I led him in a prayer and Rambo gave his life to the Lord for the first time. His whole countenance changed when I told him he could know he was going to heaven now. He even double checked with me and asked, "I can have assurance of that?" I answered yes, and Rambo told us he knew it was going to be a good day.

It was a good day, he had just made the most important decision of his life.

While Jenny and I were eating lunch, I had told her I really wanted to talk to someone about Jesus that day.
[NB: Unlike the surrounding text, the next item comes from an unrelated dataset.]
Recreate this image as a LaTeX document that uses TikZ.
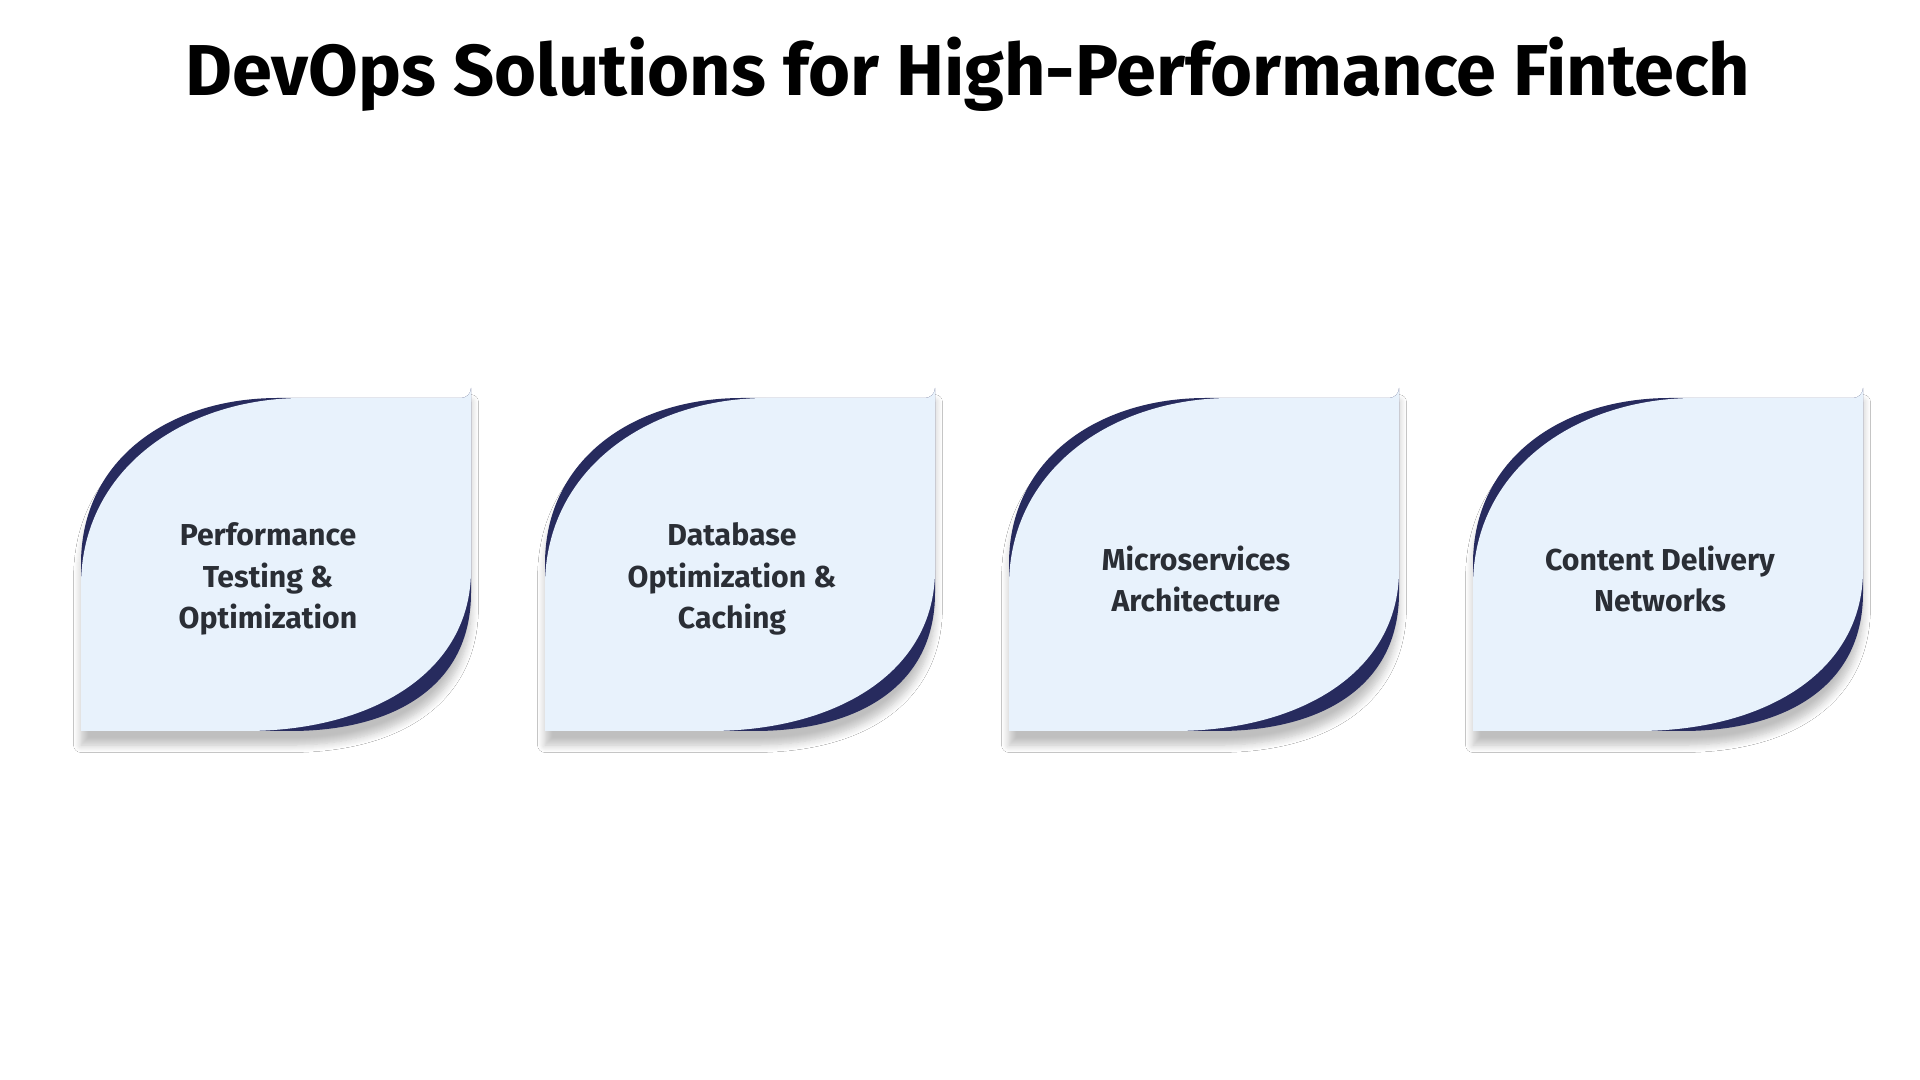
\documentclass[tikz,border=0pt]{standalone}
\usepackage{fontspec}
\setmainfont{Fira Sans}
\usetikzlibrary{shadows.blur}
\definecolor{darkc}{HTML}{272B5E}
\definecolor{lightc}{HTML}{E8F2FC}
\definecolor{txt}{HTML}{2A2E35}
\tikzset{
  lbl/.style={align=center,font=\fontsize{8.6}{11.7}\selectfont\bfseries,text=txt},
  darkleaf/.style={fill=darkc,blur shadow={shadow blur steps=8,shadow xshift=0pt,shadow yshift=-4pt,shadow opacity=25}},
  lightleaf/.style={fill=lightc}
}
\newcommand{\card}[3]{%
  \begin{scope}[shift={(#1,398)}]
    \fill[darkleaf] (0,333) -- (0,166) .. controls (0,60) and (90,0) .. (197,0) -- (380,0) arc[start angle=90,end angle=0,radius=10] -- (390,195) .. controls (390,290) and (310,333) .. (210,333) -- cycle;
    \fill[lightleaf] (0,333) -- (0,188) .. controls (0,70) and (105,0) .. (222,0) -- (380,0) arc[start angle=90,end angle=0,radius=10] -- (390,172) .. controls (390,275) and (290,333) .. (165,333) -- cycle;
    \node[lbl] (#2) at (187,181) {#3};
  \end{scope}}
\begin{document}
\begin{tikzpicture}[x=0.01cm,y=-0.01cm]
\fill[white] (0,0) rectangle (1920,1080);
\useasboundingbox (0,0) rectangle (1920,1080);
\node[font=\fontsize{20.5}{24}\selectfont\bfseries,text=black] (title) at (968,74) {DevOps Solutions for High-Performance Fintech};
\card{81}{c1}{Performance\\Testing \&\\Optimization}
\card{545}{c2}{Database\\Optimization \&\\Caching}
\card{1009}{c3}{Microservices\\Architecture}
\card{1473}{c4}{Content Delivery\\Networks}
\end{tikzpicture}
\end{document}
And minutes after we left the restaurant we ran into Rambo, a Vietnam vet with an amazing story who was in desperate need of an awesome God.

While we were talking, Rocky told us his doctor said he will be lucky to be alive through the end of the year.

I'm very thankful Jenny and I were friendly to this man and loved him. I'm glad we took the time out of our day to reach out to someone and thank them for their service to our country... and then serve him in one of the only ways we knew how.

We talked with him. We were friendly and loving towards him. We prayed with him. We prayed for him. We got him something to drink and gave him 20 bucks.

The things that matter most in my life I will spend money on AND I will spend time on. People will make room for the things that matter most to them. (Whether that means making room in their budget and/or in their schedule.)

I am very thankful we made time for Rambo on Saturday... even if it did take time away from us celebrating our wedding anniversary.

But now that I think about it, is there a better way to celebrate a wedding anniversary than to love someone and lead them to Jesus?

I don't think so.


Honor a veteran or a troop this week- Don't let our troops and veterans only be thanked one, or two, or three times a year. That's not right.
Talk to someone about Jesus this week! (If you don't think you can do it, ask God for boldness!)
If you already talk to one person a week about Jesus, then talk to two people this week- Jesus was busy doing His Father's business, we should be too. Some of us are so busy doing our own business that we never get around to doing His... It's time to change.